When a player sends an exchange request, several pieces of information are required to successfully send the request. There is no particular order in which this information needs to be collected. For example, your game may ask who the sender wants to trade with before asking which cards to trade, or the sender could choose cards to give and then designate who will receive the cards.
The sender chooses whom to send the exchange request to.
The nature of the request has to be determined. Is the player asking to trade cards, asking for help in attacking another player, or something else?
The amount of time the recipients have to respond to the exchange request must be set. You can allow the sender to choose this or set a hard time limit.
The amount of data that you can send is limited to a maximum of 1k. The data must be comprehensive enough that the receiving player’s game can act and present the data to the player in a way that makes sense in the context of your game. When the exchange request is sent, using the
sendExchangeToParticipants:data:localizableMessageKey:arguments:timeout:completionHandler: method, ensure that the current player also receives the request data so that the current match can be updated.
Before any recipients respond to an exchange request, the sender can cancel the request. When the sender cancels an exchange using the
cancelWithLocalizableMessageKey:arguments:completionHandler: method, a push notification is sent to all of the recipients telling them that the exchange has been canceled.
Responding to an Exchange Request
After an exchange request is created, the players in the recipients array receive a push notification. Opening the game will present the exchange message. The recipient can choose to respond to the exchange request or let it time out.

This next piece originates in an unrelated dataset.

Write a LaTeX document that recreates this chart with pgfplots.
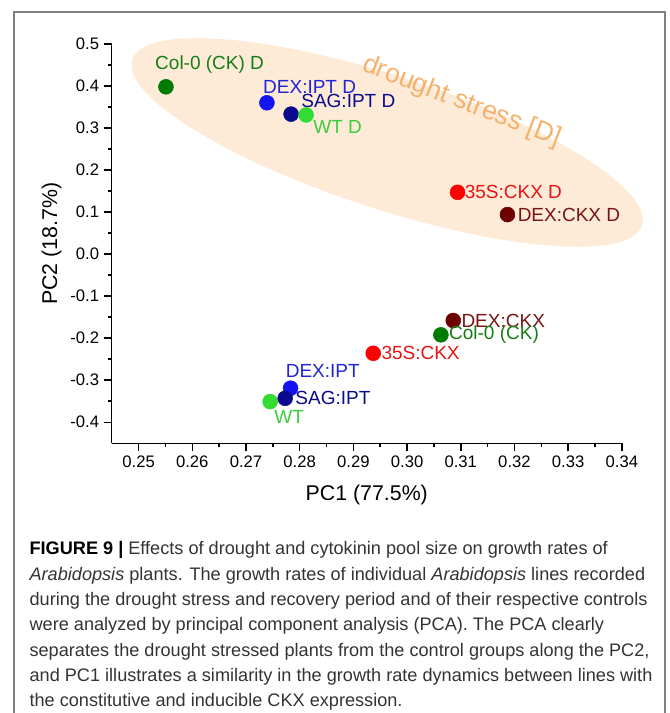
\documentclass[border=0pt]{standalone}
\usepackage{fontspec}
\setmainfont{Liberation Sans}
\usepackage{pgfplots}
\pgfplotsset{compat=1.18}
\definecolor{framegray}{RGB}{128,128,128}
\definecolor{ellfill}{RGB}{253,235,216}
\definecolor{drtext}{RGB}{245,178,110}
\definecolor{dkgreen}{RGB}{0,122,0}
\definecolor{dkgreentxt}{RGB}{20,125,20}
\definecolor{ipblue}{RGB}{20,20,240}
\definecolor{ipbluetxt}{RGB}{35,35,215}
\definecolor{sagnavy}{RGB}{10,10,140}
\definecolor{ltgreen}{RGB}{50,220,50}
\definecolor{ltgreentxt}{RGB}{60,205,60}
\definecolor{ckred}{RGB}{255,0,0}
\definecolor{ckredtxt}{RGB}{230,20,20}
\definecolor{dkred}{RGB}{110,0,0}
\definecolor{dkredtxt}{RGB}{120,20,20}
\definecolor{captxt}{RGB}{51,51,51}
\newcommand\tickfont{\fontsize{12.5}{15}\selectfont}
\newcommand\labfont{\fontsize{14.25}{17}\selectfont}
\newcommand\axfont{\fontsize{16}{19}\selectfont}
\newcommand\capfont{\fontsize{13.6}{16}\selectfont}
\pgfplotsset{
  pt/.style n args={4}{only marks, mark=*, mark size=5.6pt, color=#1,
    nodes near coords={#2},
    nodes near coords style={anchor=west, inner sep=0pt, font=\labfont, text=#1txt, xshift=#3, yshift=#4}},
}
\begin{document}
\begin{tikzpicture}
\path[use as bounding box] (0,0) rectangle (501.75pt,534.75pt);
\draw[line width=1.1pt, framegray] (10.5pt,-2pt) -- (10.5pt,525.75pt) -- (498.75pt,525.75pt) -- (498.75pt,-2pt);
\begin{axis}[
  at={(83.8pt,202.3pt)}, anchor=south west,
  width=382.6pt, height=299.5pt, scale only axis,
  xmin=0.245, xmax=0.34, ymin=-0.45, ymax=0.5,
  axis x line*=bottom, axis y line*=left,
  axis line style={line width=1.1pt, -},
  xtick={0.25,0.26,0.27,0.28,0.29,0.30,0.31,0.32,0.33,0.34},
  ytick={-0.4,-0.3,-0.2,-0.1,0,0.1,0.2,0.3,0.4,0.5},
  minor x tick num=1, minor y tick num=1,
  xtick pos=left, ytick pos=left,
  tick align=outside, major tick length=6pt, minor tick length=3pt,
  tick style={line width=1.1pt, black},
  /pgf/number format/assume math mode=true,
  xticklabel style={font=\tickfont, /pgf/number format/.cd, fixed, fixed zerofill, precision=2},
  yticklabel style={font=\tickfont, /pgf/number format/.cd, fixed, fixed zerofill, precision=1},
  scaled ticks=false,
  xlabel={PC1 (77.5\%)}, ylabel={PC2 (18.7\%)},
  xlabel style={font=\axfont, at={(axis description cs:0.5,-0.130)}, anchor=center},
  ylabel style={font=\axfont, at={(axis description cs:-0.118,0.5)}, anchor=center, rotate=0},
  clip=false,
]
\fill[ellfill, rotate around={-18:(axis cs:0.2963,0.2656)}] (axis cs:0.2963,0.2656) ellipse [x radius=201pt, y radius=50pt];
\node[rotate=-21, text=drtext, font=\fontsize{20}{24}\selectfont, inner sep=0pt] at (axis cs:0.3102,0.362) {drought stress [D]};
% drought stressed
\addplot[pt={dkgreen}{Col-0 (CK) D}{-8.25pt}{16.5pt}] coordinates {(0.2551,0.398)};
\addplot[pt={ipblue}{DEX:IPT D}{-3pt}{12pt}] coordinates {(0.2739,0.360)};
\addplot[pt={sagnavy}{SAG:IPT D}{7.5pt}{9.5pt}, nodes near coords style={text=sagnavy}] coordinates {(0.2784,0.333)};
\addplot[pt={ltgreen}{WT D}{5.25pt}{-9pt}] coordinates {(0.2812,0.331)};
\addplot[pt={ckred}{35S:CKX D}{5.25pt}{0pt}] coordinates {(0.3094,0.147)};
\addplot[pt={dkred}{DEX:CKX D}{7.5pt}{0pt}] coordinates {(0.3187,0.094)};
% controls
\addplot[pt={dkred}{DEX:CKX}{6pt}{0pt}] coordinates {(0.3086,-0.158)};
\addplot[pt={dkgreen}{Col-0 (CK)}{6pt}{0pt}] coordinates {(0.3063,-0.192)};
\addplot[pt={ckred}{35S:CKX}{6pt}{0pt}] coordinates {(0.2937,-0.236)};
\addplot[pt={ltgreen}{WT}{3pt}{-11.25pt}] coordinates {(0.2745,-0.351)};
\addplot[pt={ipblue}{DEX:IPT}{-3.75pt}{13.2pt}] coordinates {(0.2783,-0.319)};
\addplot[pt={sagnavy}{SAG:IPT}{7.5pt}{0pt}, nodes near coords style={text=sagnavy}] coordinates {(0.2773,-0.343)};
\end{axis}
\begin{scope}[every node/.style={anchor=base west, inner sep=0pt, font=\capfont, text=captxt}]
\node at (22pt,118.5pt) {\textbf{\color{black}FIGURE 9 |} Effects of drought and cytokinin pool size on growth rates of};
\node at (22pt,99.5pt) {\textit{Arabidopsis} plants. The growth rates of individual \textit{Arabidopsis} lines recorded};
\node at (22pt,80.55pt) {during the drought stress and recovery period and of their respective controls};
\node at (22pt,61.6pt) {were analyzed by principal component analysis (PCA). The PCA clearly};
\node at (22pt,42.6pt) {separates the drought stressed plants from the control groups along the PC2,};
\node at (22pt,23.6pt) {and PC1 illustrates a similarity in the growth rate dynamics between lines with};
\node at (22pt,4.65pt) {the constitutive and inducible CKX expression.};
\end{scope}
\end{tikzpicture}
\end{document}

Figure 9-6 shows Kelly accepting Fred’s trade and responding to their exchange request. After the exchange is completed, the exchange result is sent to the current player. The exchange is reconciled at the end of the current player’s turn.
The recipient responds to the exchange request using the
replyWithLocalizableMessageKey:arguments:data:completionHandler: method and sends any relevant data back to the original sender. Your game also needs to send the results of the exchange to the current player so that they can update the match.